# Task description
Make an exact copy of the lines, leaving the pictures out.

# Material provided
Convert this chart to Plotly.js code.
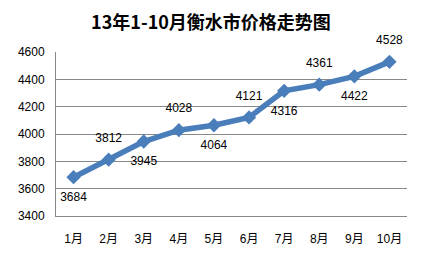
<!DOCTYPE html>
<html><head><meta charset="utf-8">
<script src="https://cdn.plot.ly/plotly-3.0.1.min.js"></script>
<style>html,body{margin:0;padding:0;background:#fff}#c{width:422px;height:262px}</style>
</head><body><div id="c"></div>
<script>
const months = ["1月","2月","3月","4月","5月","6月","7月","8月","9月","10月"];
const prices = [3684,3812,3945,4028,4064,4121,4316,4361,4422,4528];
const labelPos = ["bottom center","top center","bottom center","top center","bottom center","top center","bottom center","top center","bottom center","top center"];
const yTicks = [3400,3600,3800,4000,4200,4400,4600];

Plotly.newPlot("c", [{
  x: months, y: prices, type: "scatter", mode: "lines+markers",
  line: {color: "#4a7ebb", width: 5.5},
  marker: {symbol: "diamond", size: 11, color: "#4a7ebb"},
  cliponaxis: false, hoverinfo: "none"
},{
  x: months, y: prices, type: "scatter", mode: "markers+text",
  text: prices.map(String), textposition: labelPos,
  textfont: {family: "Liberation Sans", size: 12, color: "#000"},
  marker: {size: 22, color: "rgba(0,0,0,0)"},
  cliponaxis: false, hoverinfo: "none"
}], {
  width: 422, height: 262,
  margin: {l: 56, r: 15, t: 52, b: 46},
  paper_bgcolor: "#fff", plot_bgcolor: "#fff",
  showlegend: false,
  title: {text: "13年1-10月衡水市价格走势图", x: 0.5, xanchor: "center", y: 0.915, yanchor: "middle",
    font: {family: "Noto Sans CJK SC", size: 18, color: "#000", weight: "bold"}},
  xaxis: {type: "category", range: [-0.5, months.length - 0.5], automargin: false, showgrid: false, showline: true, linecolor: "#888", linewidth: 1,
    ticks: "", tickfont: {family: "Liberation Sans, Noto Sans CJK SC", size: 12, color: "#000"}, ticklabelstandoff: 12, fixedrange: true},
  yaxis: {range: [3400, 4600], automargin: false, tickvals: yTicks, ticktext: yTicks.map(String),
    showgrid: true, gridcolor: "#888", gridwidth: 1, showline: true, linecolor: "#888", linewidth: 1,
    zeroline: false, ticks: "", tickfont: {family: "Liberation Sans", size: 12, color: "#000"}, ticklabelstandoff: 8, fixedrange: true}
}, {displayModeBar: false, staticPlot: true});
</script></body></html>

# The result
Convert this chart to Plotly.js code.
<!DOCTYPE html>
<html><head><meta charset="utf-8">
<script src="https://cdn.plot.ly/plotly-3.0.1.min.js"></script>
<style>html,body{margin:0;padding:0;background:#fff}#c{width:422px;height:262px}</style>
</head><body><div id="c"></div>
<script>
const months = ["1月","2月","3月","4月","5月","6月","7月","8月","9月","10月"];
const prices = [3684,3812,3945,4028,4064,4121,4316,4361,4422,4528];
const labelPos = ["bottom center","top center","bottom center","top center","bottom center","top center","bottom center","top center","bottom center","top center"];
const yTicks = [3400,3600,3800,4000,4200,4400,4600];

Plotly.newPlot("c", [{
  x: months, y: prices, type: "scatter", mode: "lines+markers",
  line: {color: "#4a7ebb", width: 5.5},
  marker: {symbol: "diamond", size: 11, color: "#4a7ebb"},
  cliponaxis: false, hoverinfo: "none"
},{
  x: months, y: prices, type: "scatter", mode: "markers+text",
  text: prices.map(String), textposition: labelPos,
  textfont: {family: "Liberation Sans", size: 12, color: "#000"},
  marker: {size: 22, color: "rgba(0,0,0,0)"},
  cliponaxis: false, hoverinfo: "none"
}], {
  width: 422, height: 262,
  margin: {l: 56, r: 15, t: 52, b: 46},
  paper_bgcolor: "#fff", plot_bgcolor: "#fff",
  showlegend: false,
  title: {text: "13年1-10月衡水市价格走势图", x: 0.5, xanchor: "center", y: 0.915, yanchor: "middle",
    font: {family: "Noto Sans CJK SC", size: 18, color: "#000", weight: "bold"}},
  xaxis: {type: "category", range: [-0.5, months.length - 0.5], automargin: false, showgrid: false, showline: true, linecolor: "#888", linewidth: 1,
    ticks: "", tickfont: {family: "Liberation Sans, Noto Sans CJK SC", size: 12, color: "#000"}, ticklabelstandoff: 12, fixedrange: true},
  yaxis: {range: [3400, 4600], automargin: false, tickvals: yTicks, ticktext: yTicks.map(String),
    showgrid: true, gridcolor: "#888", gridwidth: 1, showline: true, linecolor: "#888", linewidth: 1,
    zeroline: false, ticks: "", tickfont: {family: "Liberation Sans", size: 12, color: "#000"}, ticklabelstandoff: 8, fixedrange: true}
}, {displayModeBar: false, staticPlot: true});
</script></body></html>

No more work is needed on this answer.